The synthetic insulative material to be used to manufacture insulative cable sheathing is in practise shipped in the form of insulative material granules, each having a very small volume, in the order of ten cubic millimeters. The granules are heated for an extrusion operation. Various kinds of defects and/or contamination affect the granules. They comprise surface contamination, volume contamination and generalized volume defects.
Surface contamination is caused by cutting up the insulative material to produce the granules and transporting the resulting granules. It comprises mechanical fines, polymer dust, mineral contaminants and exudation from the constituents. The mechanical fines are the result of the cutting operation, which produces insulative material dust which is deposited onto the granules formed by the cutting operation. The mineral contaminants are caused by contact of the granules with external elements, such as metal or plastics material transportation containers, which cause localized deposition of plastics material or metal micro-elements on the granules.
The volume contamination is the result of the operation by which the insulative material is manufactured. It comprises conductive or insulative mineral bodies that are locally integrated into the volume of a granule. These mineral bodies are present in the furnace in which the insulator is made, for example, in the additives required to manufacture it or in the manufacturing environment. An oxidized area can also appear following prolonged contact with oxygen at a high temperature.
The volume defects are in the form of generalized defects in the chemical structure of the granule. They originate in malfunctions of the reactor in which the insulator is manufactured, for example.
Contamination and defects of the above kind in practise affect only a relatively small percentage of the granules. However, it is essential to provide a method of detecting such imperfections wherever possible and for rejecting imperfect granules if the imperfection cannot be eliminated.
Various prior art techniques are available for eliminating surface contamination on the granules. They include washing in a solvent such as methanol, for example. Eliminating surface contamination does not pose any particular problem, and the prior art provides well proven techniques for this.
Eliminating volume contamination and defects relies on optical techniques that are not entirely satisfactory. The objective of such techniques is to reject granules that have volume contamination and/or defects, given that volume imperfections of the granules cannot be corrected. Broadly speaking, they involve projecting a light beam onto each granule in order to obtain an image of each granule. Image processing is then used to detect a color difference between the color of at least a localized area of the granule of interest and a reference color. The color difference determines whether the granule has any imperfection and must therefore be rejected. This optical technique has the drawback of being relatively inefficient in the case of volume contamination and even less efficient in the case of generalized volume defects. Being based on detecting granule imperfections by chromatic analysis, the technique is inherently limited by the fact that volume contamination or defects do not necessarily cause any chromatic differentiation, or at least any differentiation detectable by optical means.

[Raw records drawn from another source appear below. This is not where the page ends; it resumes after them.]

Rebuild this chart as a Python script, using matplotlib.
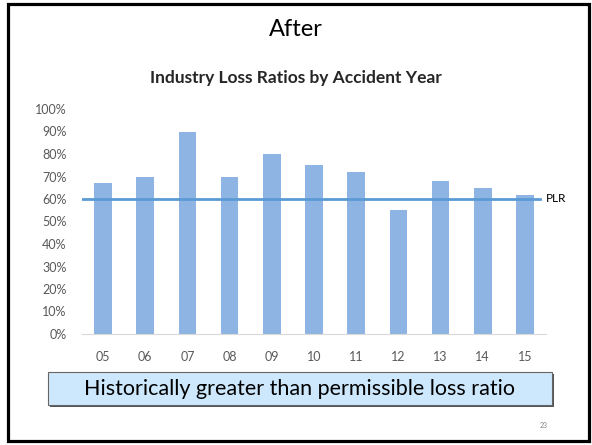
import matplotlib
matplotlib.use("Agg")
import matplotlib.pyplot as plt
from matplotlib.patches import Rectangle

years = ["05", "06", "07", "08", "09", "10", "11", "12", "13", "14", "15"]
loss_ratios = [0.67, 0.70, 0.90, 0.70, 0.80, 0.75, 0.72, 0.55, 0.68, 0.65, 0.62]
plr = 0.60
y_ticks = [0.0, 0.1, 0.2, 0.3, 0.4, 0.5, 0.6, 0.7, 0.8, 0.9, 1.0]

W, H = 592, 445
fig = plt.figure(figsize=(W / 100, H / 100), dpi=100)
plt.rcParams['font.family'] = ['Lato', 'DejaVu Sans']

# slide frame
fig.patches.append(Rectangle((8 / W, 4 / H), 581 / W, 437 / H, transform=fig.transFigure,
                             fill=False, edgecolor='black', linewidth=2.3))

fig.text(296 / W, 1 - 30 / H, "After", ha='center', va='center', fontsize=17)
fig.text(296 / W, 1 - 78 / H, "Industry Loss Ratios by Accident Year", ha='center', va='center',
         fontsize=12.5, fontweight='bold', color='#262626')

ax = fig.add_axes([82 / W, 1 - 334 / H, (546 - 82) / W, 225 / H])
x = list(range(len(years)))
ax.bar(x, loss_ratios, width=0.42, color='#8DB4E2')
ax.plot([-0.5, 10.35], [plr, plr], color='#5B9BD5', linewidth=2)
ax.text(10.5, plr, "PLR", ha='left', va='center', fontsize=8.5)

ax.set_xlim(-0.5, 10.5)
ax.set_ylim(0, 1)
ax.set_xticks(x)
ax.set_xticklabels(years)
ax.set_yticks(y_ticks)
ax.set_yticklabels([f"{int(round(v * 100))}%" for v in y_ticks])
ax.tick_params(axis='both', length=0, labelsize=9, labelcolor='#595959')
ax.tick_params(axis='x', pad=12)
ax.tick_params(axis='y', pad=11)
for s in ['top', 'right', 'left']:
    ax.spines[s].set_visible(False)
ax.spines['bottom'].set_color('#D9D9D9')

# caption box with shadow
fig.patches.append(Rectangle((50 / W, 1 - 407 / H), 504 / W, 33 / H, transform=fig.transFigure,
                             facecolor='#555555', edgecolor='none'))
fig.patches.append(Rectangle((48 / W, 1 - 405 / H), 504 / W, 33 / H, transform=fig.transFigure,
                             facecolor='#CDE8FC', edgecolor='#666666', linewidth=0.8))
fig.text(300 / W, 1 - 389 / H, "Historically greater than permissible loss ratio",
         ha='center', va='center', fontsize=15.5)

fig.text(544 / W, 1 - 425 / H, "23", ha='center', va='center', fontsize=5, color='#808080')

fig.savefig("out.png", dpi=100)
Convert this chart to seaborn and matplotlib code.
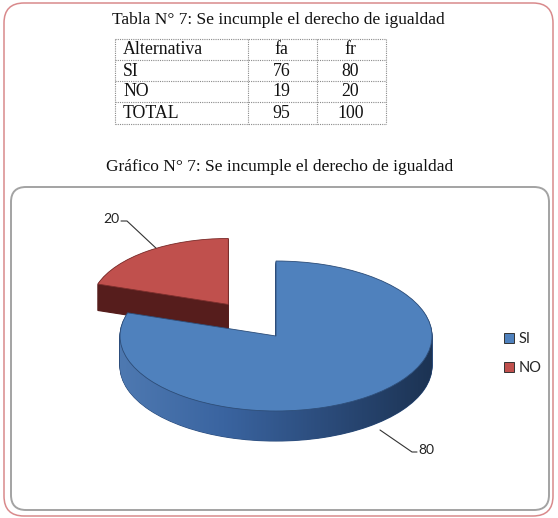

A first objective of the invention is to provide a method and device for verifying that a given insulative element conforms to a reference insulative element, in order to detect efficiently volume defects and contamination of the given insulative element, e.g. granule.
A second objective of the invention is to provide a method of sorting insulative material granules.
A final objective of the invention is to provide a power cable manufactured from insulative material granules sorted by the above method.